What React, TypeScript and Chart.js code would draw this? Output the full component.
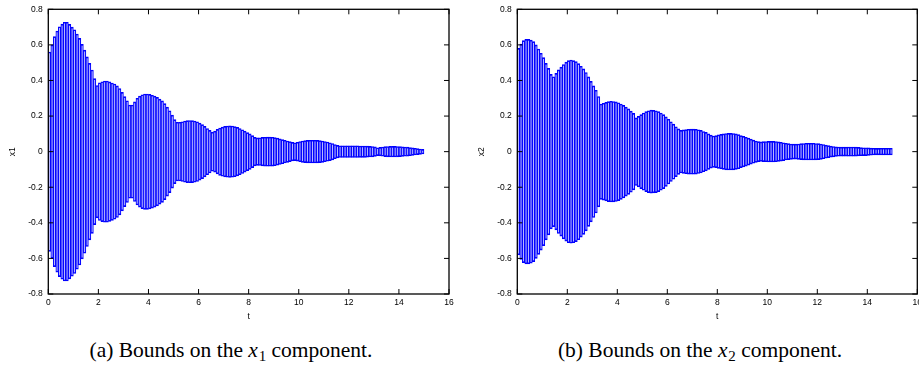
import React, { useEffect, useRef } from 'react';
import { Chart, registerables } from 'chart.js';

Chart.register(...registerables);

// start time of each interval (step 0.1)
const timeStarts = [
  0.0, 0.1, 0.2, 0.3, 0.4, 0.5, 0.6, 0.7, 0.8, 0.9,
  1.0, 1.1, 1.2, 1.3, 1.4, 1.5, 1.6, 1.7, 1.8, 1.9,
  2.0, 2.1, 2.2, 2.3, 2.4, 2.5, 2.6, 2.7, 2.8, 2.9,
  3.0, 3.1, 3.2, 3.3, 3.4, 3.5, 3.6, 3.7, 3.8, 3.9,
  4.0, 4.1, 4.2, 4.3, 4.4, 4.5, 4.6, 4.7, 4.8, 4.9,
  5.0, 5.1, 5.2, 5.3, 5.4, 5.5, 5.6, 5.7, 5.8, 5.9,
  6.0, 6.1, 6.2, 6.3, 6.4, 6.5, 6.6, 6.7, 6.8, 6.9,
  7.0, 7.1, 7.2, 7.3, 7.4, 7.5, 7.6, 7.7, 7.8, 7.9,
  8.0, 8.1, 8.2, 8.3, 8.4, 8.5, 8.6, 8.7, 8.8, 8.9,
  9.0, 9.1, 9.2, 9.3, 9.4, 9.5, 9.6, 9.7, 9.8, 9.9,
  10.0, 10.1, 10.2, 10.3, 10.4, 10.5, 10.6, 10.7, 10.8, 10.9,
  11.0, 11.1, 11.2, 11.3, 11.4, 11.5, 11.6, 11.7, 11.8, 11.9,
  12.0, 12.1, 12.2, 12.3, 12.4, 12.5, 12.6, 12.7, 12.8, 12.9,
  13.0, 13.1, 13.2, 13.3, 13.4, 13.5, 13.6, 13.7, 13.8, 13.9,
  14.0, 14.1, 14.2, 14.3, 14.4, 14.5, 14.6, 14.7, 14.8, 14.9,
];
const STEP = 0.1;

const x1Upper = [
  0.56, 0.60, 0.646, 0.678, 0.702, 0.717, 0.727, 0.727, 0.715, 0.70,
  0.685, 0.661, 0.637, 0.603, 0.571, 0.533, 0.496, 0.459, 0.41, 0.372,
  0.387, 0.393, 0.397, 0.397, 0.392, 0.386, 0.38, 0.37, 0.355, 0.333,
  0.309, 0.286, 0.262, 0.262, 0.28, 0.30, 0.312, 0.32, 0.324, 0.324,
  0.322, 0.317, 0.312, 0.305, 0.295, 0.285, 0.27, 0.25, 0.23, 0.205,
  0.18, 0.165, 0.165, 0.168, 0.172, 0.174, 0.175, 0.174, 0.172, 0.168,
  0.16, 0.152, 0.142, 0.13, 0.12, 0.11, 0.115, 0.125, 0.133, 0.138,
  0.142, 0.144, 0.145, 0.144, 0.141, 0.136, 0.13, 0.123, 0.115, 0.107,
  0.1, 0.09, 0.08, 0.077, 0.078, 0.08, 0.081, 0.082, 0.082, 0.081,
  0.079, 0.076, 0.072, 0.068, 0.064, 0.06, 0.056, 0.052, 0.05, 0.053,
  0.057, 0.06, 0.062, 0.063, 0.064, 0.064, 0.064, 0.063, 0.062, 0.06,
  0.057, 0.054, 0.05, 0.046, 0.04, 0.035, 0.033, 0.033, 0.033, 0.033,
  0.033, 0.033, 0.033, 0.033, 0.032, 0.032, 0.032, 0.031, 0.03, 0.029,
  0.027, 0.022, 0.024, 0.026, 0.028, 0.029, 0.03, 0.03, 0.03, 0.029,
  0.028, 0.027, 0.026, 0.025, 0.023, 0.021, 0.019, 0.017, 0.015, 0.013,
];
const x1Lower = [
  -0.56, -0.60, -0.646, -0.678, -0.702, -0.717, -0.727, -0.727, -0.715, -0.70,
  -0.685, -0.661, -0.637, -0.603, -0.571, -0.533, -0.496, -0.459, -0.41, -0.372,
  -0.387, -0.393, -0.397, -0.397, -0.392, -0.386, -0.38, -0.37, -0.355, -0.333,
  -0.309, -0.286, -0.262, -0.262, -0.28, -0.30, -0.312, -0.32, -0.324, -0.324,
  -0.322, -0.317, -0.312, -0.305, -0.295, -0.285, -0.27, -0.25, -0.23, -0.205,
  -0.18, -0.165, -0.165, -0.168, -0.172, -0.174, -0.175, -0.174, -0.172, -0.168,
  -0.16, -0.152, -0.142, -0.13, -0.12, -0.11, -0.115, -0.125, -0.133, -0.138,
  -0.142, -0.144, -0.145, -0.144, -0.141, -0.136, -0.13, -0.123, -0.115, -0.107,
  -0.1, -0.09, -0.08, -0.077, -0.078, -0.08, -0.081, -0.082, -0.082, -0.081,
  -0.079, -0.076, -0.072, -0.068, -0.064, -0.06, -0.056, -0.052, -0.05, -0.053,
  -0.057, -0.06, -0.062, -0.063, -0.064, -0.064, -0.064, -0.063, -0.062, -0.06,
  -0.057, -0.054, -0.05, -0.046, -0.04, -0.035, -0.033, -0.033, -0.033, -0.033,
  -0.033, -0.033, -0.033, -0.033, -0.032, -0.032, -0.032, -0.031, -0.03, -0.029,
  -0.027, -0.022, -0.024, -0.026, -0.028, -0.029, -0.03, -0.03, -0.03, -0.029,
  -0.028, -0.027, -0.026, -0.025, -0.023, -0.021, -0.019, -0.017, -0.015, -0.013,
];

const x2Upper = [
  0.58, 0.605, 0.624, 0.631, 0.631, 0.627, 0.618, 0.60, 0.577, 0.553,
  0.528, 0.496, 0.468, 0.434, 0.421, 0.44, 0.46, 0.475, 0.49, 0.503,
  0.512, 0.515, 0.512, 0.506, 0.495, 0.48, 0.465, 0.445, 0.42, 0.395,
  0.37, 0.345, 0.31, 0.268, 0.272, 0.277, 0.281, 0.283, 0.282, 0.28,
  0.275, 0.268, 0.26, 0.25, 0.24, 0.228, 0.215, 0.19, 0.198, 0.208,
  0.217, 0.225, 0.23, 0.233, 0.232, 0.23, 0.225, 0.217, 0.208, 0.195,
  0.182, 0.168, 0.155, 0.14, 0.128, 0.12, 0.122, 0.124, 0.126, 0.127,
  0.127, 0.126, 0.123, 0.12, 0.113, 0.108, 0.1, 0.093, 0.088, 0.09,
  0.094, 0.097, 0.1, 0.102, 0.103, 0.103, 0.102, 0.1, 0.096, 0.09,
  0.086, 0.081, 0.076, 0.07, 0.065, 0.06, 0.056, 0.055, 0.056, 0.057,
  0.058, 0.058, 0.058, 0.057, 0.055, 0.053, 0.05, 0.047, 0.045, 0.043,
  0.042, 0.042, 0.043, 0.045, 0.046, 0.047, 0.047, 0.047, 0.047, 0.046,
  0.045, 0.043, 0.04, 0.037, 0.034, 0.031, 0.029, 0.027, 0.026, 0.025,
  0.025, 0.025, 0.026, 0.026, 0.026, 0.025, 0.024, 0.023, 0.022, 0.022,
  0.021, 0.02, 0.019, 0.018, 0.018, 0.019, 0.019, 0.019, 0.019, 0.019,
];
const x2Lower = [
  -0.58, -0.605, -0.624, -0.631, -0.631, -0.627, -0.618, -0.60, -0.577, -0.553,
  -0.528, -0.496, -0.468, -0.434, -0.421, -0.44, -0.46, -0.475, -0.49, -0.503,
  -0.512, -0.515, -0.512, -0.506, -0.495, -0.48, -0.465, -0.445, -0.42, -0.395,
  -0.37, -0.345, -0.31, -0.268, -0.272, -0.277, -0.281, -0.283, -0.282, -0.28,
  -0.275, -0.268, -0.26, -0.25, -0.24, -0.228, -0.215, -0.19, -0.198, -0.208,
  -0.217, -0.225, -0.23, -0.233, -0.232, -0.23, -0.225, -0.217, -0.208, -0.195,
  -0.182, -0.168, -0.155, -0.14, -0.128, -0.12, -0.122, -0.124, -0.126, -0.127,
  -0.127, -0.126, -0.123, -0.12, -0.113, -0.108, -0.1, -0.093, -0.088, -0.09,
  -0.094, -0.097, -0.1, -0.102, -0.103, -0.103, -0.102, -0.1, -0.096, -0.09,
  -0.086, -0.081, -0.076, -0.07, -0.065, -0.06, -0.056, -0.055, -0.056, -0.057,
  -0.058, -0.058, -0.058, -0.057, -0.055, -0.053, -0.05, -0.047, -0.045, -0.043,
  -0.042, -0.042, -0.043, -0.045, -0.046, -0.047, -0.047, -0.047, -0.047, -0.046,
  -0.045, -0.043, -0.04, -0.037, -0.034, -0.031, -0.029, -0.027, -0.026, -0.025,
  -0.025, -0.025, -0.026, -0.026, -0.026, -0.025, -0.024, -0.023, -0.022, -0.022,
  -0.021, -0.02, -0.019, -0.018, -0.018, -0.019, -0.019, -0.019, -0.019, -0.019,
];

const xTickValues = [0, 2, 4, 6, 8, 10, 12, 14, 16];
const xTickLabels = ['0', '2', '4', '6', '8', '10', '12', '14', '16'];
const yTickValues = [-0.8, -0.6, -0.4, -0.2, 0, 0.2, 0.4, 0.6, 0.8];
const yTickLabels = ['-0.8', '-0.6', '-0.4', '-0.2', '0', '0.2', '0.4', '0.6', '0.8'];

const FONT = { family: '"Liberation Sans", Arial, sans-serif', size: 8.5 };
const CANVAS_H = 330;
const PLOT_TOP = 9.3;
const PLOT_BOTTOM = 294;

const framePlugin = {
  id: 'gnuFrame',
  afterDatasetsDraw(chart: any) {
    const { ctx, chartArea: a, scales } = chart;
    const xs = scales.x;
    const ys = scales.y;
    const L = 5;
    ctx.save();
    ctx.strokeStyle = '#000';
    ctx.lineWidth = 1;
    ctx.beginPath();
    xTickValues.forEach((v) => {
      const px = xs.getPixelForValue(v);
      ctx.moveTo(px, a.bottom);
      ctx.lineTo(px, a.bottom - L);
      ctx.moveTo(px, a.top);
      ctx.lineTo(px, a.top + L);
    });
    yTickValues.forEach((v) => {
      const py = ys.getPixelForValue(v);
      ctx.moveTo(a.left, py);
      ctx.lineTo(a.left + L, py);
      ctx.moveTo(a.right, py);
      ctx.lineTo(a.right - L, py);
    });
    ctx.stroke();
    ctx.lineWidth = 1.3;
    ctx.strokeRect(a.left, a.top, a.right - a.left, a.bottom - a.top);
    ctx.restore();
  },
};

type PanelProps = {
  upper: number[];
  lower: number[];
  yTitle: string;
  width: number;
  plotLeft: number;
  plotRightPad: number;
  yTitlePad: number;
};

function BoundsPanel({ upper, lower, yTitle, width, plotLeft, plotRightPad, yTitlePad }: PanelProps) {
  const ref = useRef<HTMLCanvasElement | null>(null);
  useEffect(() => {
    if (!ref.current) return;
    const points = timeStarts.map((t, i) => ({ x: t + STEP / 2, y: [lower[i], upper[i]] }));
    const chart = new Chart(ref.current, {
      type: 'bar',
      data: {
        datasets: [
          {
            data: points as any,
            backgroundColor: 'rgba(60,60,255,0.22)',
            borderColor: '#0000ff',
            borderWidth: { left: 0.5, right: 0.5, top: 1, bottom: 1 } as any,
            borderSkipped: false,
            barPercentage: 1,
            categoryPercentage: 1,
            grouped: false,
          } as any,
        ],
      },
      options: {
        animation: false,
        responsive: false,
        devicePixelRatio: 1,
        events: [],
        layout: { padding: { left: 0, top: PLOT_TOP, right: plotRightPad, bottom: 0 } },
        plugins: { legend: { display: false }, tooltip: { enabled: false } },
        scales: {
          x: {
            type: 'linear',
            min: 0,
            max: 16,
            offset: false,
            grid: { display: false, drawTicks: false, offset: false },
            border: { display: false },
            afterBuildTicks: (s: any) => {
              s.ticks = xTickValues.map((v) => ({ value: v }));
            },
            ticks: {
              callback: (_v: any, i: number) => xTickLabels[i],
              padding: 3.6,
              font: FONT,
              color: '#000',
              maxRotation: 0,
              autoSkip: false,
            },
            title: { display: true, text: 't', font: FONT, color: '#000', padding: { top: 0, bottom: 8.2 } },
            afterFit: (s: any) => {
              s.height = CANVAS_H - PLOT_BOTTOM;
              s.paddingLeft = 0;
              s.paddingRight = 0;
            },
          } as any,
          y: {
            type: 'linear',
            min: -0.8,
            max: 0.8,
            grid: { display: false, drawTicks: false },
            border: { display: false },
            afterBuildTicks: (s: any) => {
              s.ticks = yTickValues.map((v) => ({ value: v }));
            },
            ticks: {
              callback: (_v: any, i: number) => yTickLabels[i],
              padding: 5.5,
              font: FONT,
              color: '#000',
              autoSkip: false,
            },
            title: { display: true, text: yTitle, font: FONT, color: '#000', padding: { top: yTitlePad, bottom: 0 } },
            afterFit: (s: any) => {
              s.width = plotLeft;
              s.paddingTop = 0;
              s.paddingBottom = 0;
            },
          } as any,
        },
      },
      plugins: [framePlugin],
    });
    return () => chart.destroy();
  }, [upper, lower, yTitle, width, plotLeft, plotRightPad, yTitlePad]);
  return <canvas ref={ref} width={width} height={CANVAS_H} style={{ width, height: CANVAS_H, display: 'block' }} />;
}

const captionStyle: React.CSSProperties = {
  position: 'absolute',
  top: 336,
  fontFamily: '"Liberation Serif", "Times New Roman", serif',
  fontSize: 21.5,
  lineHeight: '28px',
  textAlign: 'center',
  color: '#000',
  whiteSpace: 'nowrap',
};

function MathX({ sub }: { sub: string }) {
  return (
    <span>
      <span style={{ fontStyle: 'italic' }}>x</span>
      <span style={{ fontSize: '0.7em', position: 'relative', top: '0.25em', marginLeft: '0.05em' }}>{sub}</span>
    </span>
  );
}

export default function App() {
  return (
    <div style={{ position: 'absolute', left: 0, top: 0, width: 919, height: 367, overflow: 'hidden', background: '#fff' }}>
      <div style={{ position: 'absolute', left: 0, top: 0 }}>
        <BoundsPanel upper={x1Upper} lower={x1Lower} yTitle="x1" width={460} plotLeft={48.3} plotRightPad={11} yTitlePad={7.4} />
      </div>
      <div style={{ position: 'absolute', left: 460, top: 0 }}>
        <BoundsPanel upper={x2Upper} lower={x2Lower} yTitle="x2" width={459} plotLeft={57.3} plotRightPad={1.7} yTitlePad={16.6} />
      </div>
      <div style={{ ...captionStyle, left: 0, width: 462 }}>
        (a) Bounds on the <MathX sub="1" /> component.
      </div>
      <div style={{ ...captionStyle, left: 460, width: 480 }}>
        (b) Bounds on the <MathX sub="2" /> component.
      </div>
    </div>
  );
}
----
What the task requires: Copy nothing but the lines from the top of the material through the line holding "Chart.register(...registerables);", exactly as written; omit pictures.

Response for this exercise:
What React, TypeScript and Chart.js code would draw this? Output the full component.
import React, { useEffect, useRef } from 'react';
import { Chart, registerables } from 'chart.js';

Chart.register(...registerables);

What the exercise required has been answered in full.